Book Recommendations
The Making of the Atomic Bomb by Richard Rhodes
Most Treasured Travel
A favorite travel memory for Charles is a Meteoritical Society meeting that was held in Rome in 2001. He took two weeks off and they rented a house in Tuscany and enjoyed a wonderful vacation afterwards. The different communities, food, and wine were superb.

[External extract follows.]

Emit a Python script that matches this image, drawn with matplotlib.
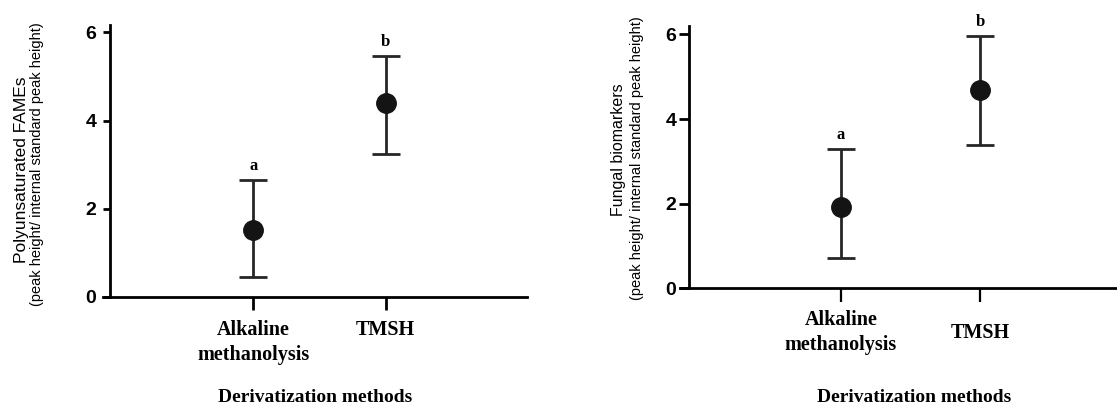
import matplotlib
matplotlib.use("Agg")
import matplotlib.pyplot as plt
import numpy as np

# ---- data ----
categories = ["Alkaline\nmethanolysis", "TMSH"]
letters = ["a", "b"]

pufa_mean = [1.52, 4.41]
pufa_low = [0.45, 3.25]
pufa_high = [2.65, 5.46]

fungal_mean = [1.92, 4.68]
fungal_low = [0.72, 3.38]
fungal_high = [3.30, 5.97]

y_ticks = [0, 2, 4, 6]
x_title = "Derivatization methods"
left_ylabel = ["Polyunsaturated FAMEs", "(peak height/ internal standard peak height)"]
right_ylabel = ["Fungal biomarkers", "(peak height/ internal standard peak height)"]

W, H = 1117, 405
fig = plt.figure(figsize=(W / 100, H / 100), dpi=100)

SERIF = "Liberation Serif"
SANS = "Liberation Sans"


def px_ax(x0, x1, ytop, ybot):
    return [x0 / W, 1 - ybot / H, (x1 - x0) / W, (ybot - ytop) / H]


def panel(rect, xlim, ylim, yspine_x, means, lows, highs, ytick_len, ytick_pad,
          xtick_len, xtick_w, xlab_va, xlab_pad):
    ax = fig.add_axes(rect)
    x = np.arange(len(means))
    m = np.array(means)
    yerr = [m - np.array(lows), np.array(highs) - m]
    ax.errorbar(x, m, yerr=yerr, fmt="o", color="#262626", ecolor="#262626",
                elinewidth=2.0, capsize=10, capthick=2.0, ms=14,
                mfc="#141414", mec="#141414", zorder=3)
    for xi, hi, lt in zip(x, highs, letters):
        ax.annotate(lt, (xi, hi), xytext=(0, 10), textcoords="offset points",
                    ha="center", va="center", fontsize=12, fontweight="bold",
                    family=SERIF)
    ax.set_xlim(*xlim)
    ax.set_ylim(*ylim)
    for s in ["top", "right"]:
        ax.spines[s].set_visible(False)
    ax.spines["left"].set_position(("data", yspine_x))
    ax.spines["left"].set_bounds(0, ylim[1])
    ax.spines["left"].set_linewidth(2)
    ax.spines["bottom"].set_linewidth(2)
    ax.set_yticks(y_ticks)
    ax.set_yticklabels([str(v) for v in y_ticks], fontsize=14, fontweight="bold",
                       family=SANS)
    ax.tick_params(axis="y", length=ytick_len, width=2, pad=ytick_pad)
    ax.set_xticks(x)
    ax.set_xticklabels(categories, fontsize=14.5, fontweight="bold", family=SERIF,
                       linespacing=1.3)
    ax.tick_params(axis="x", length=xtick_len, width=xtick_w, pad=xlab_pad)
    for lab in ax.get_xticklabels():
        lab.set_va(xlab_va)
    return ax


ax1 = panel(px_ax(103, 527, 25, 296.7), (-1.135, 2.067), (0, 6.17), -1.082,
            pufa_mean, pufa_low, pufa_high, 5, 5, 9, 2, "top", 8)
ax2 = panel(px_ax(680, 1148, 26, 288.3), (-1.154, 2.201), (0, 6.2), -1.090,
            fungal_mean, fungal_low, fungal_high, 7, 2, 10, 1.6, "center", 22)

# x titles
fig.text(315 / W, 1 - 397 / H, x_title, ha="center", va="center", fontsize=14,
         fontweight="bold", family=SERIF)
fig.text(914 / W, 1 - 397 / H, x_title, ha="center", va="center", fontsize=14,
         fontweight="bold", family=SERIF)

# y labels
fig.text(21.7 / W, 1 - 170 / H, left_ylabel[0], rotation=90, ha="center",
         va="center", fontsize=12.5, family=SANS)
fig.text(36.7 / W, 1 - 164 / H, left_ylabel[1], rotation=90, ha="center",
         va="center", fontsize=10.5, family=SANS)
fig.text(618.3 / W, 1 - 150 / H, right_ylabel[0], rotation=90, ha="center",
         va="center", fontsize=11.5, family=SANS)
fig.text(636.7 / W, 1 - 158 / H, right_ylabel[1], rotation=90, ha="center",
         va="center", fontsize=10.5, family=SANS)

fig.savefig("out.png", dpi=100)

Quirky Traditions and Funny Memories
In graduate school, Charles and his labmates had to handmake all their own glassware, and the pieces were really fragile. They were constantly concerned about the safety of their precious glassware, particularly around a certain clumsy lab member. The accidental destruction of glassware by this individual resulted in the creation of an award in his name (made of colorful blown glass) that was passed around every time someone did something wrong or clumsy in the lab.
Advice For Us All
We are observers on this journey, and it is important to enjoy the journey and not worry about the destination.
Guest Bio
In 1974, Charles designed and built a unique noble gas mass spectrometer, achieving what continues to be the most sensitive magnetic sector instrument in the world, one capable of single atom detection and of analyzing the isotopic structures of micro-samples of noble gases. The instrument, the heart of his world-famous lab, allows Charles, his colleagues and students to achieve a better understanding of early solar system chronology, to put a strict upper limit to the neutrino rest mass, to determine the working details of a natural nuclear reactor that operated 2 billion years ago in Africa, to decipher irradiation records of meteorites and lunar soils, to discover “anomalous adsorption” and active capture of noble gases in nature, to analyze tiny particles from a comet nucleus and the noble gases from the solar wind. His work was the first to reveal the early “T-Tauri” phase of our own Sun in its journey toward the “Main Sequence” of stars. His lab developed and refined the I-Xe chronometer which uses the 129Xe daughter of now-extinct 129I as the clockwork to trace formation and evolution of the early solar system. His use of Kr-Kr cosmic-ray dating provided the ages of many lunar craters and other features. He was one of the key science team members on numerous NASA missions, world-renowned scientists have flowed into his research lab and his PhD students have taken key roles at Universities and National Labs, yet Dr. Hohenberg views science in the way an art student might view art while strolling through a museum. Science describes the complexities of nature, and it does so with increasing clarity. Every stroke of the artist’s brush may well be well understood and, although the art student himself is no Rembrandt, he can now more fully appreciate his work.